Arthur’s own Mike Franklin one of the Lindback Foundation winners

Arthur’s Mike Franklin was 1 of 60 Philadelphia School District teachers honored on May 3rd by the Christian R. and Mary F. Lindback Foundation with $3,500 prizes for excellence in teaching.

The foundation has awarded more than $3 million to city educators since 2008; it has expanded its reach to honor elementary and middle school as well as high school teachers this year.

Recognizing extraordinary educators operating in challenging circumstances is critical, said David Loder, a Lindback trustee. “All of us need to recognize that the Philadelphia public schools are serving an incredibly important function, and there are some incredibly good teachers and things going on in those schools,” Loder said.

“I fell in love with the idea of teaching kids” - Michael Franklin

The nation’s first civil engineering club for middle school students as certified by the American Society of Civil Engineers is at Chester Arthur Elementary, a neighborhood school at 20th and Catharine Streets.

It’s there because of Michael Franklin, a science, technology, engineering, and math teacher passionate about his work.
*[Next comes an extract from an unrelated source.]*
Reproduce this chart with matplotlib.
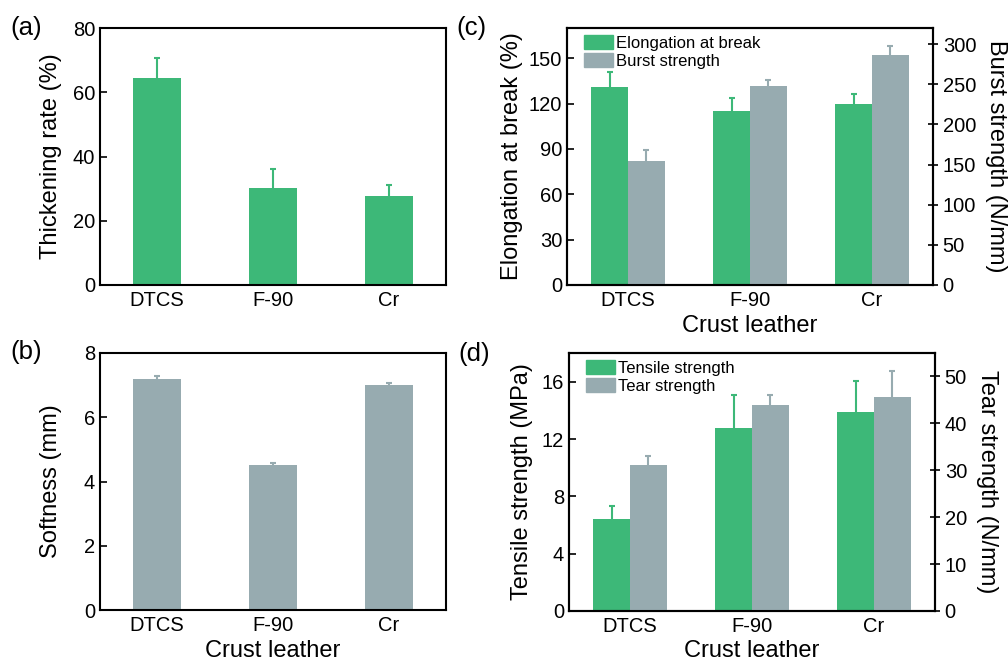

In his eight years of teaching, Franklin has helped transform Arthur into a laboratory of innovation where even kindergartners have meaningful lessons in STEM. That is a buzzword in education these days but something Franklin lives and breathes, from the maker space in his classroom to the outdoor lab, a playground that doubles as a thriving teaching space, complete with sundial, raised garden, and 50-meter track.

“My goal is to open kids’ eyes that this stuff is all around,” Franklin said. “I want to give them the opportunity to do something really big. I want them all to have opportunities.”

Once bound to be a mechanical engineer himself, Franklin shifted course as a Drexel University student when he mentored a fourth grader named Joe.

“I fell in love with the idea of teaching kids,” Franklin said.

He still loves it, from the classroom work to the after-school clubs -- the civil engineering kids, the LEGO robotics kids.

And though the hours are long and the pay is a challenge -- any possible salary increase frozen amid a district contract stalemate, Franklin must work a weekend job to make ends meet -- it remains a joy, he said, lighting up at the remembrance of two former students who are headed to college to study engineering.

“That’s the reason I do what I do,” Franklin said. “If I quit right now, my career would have been a success.”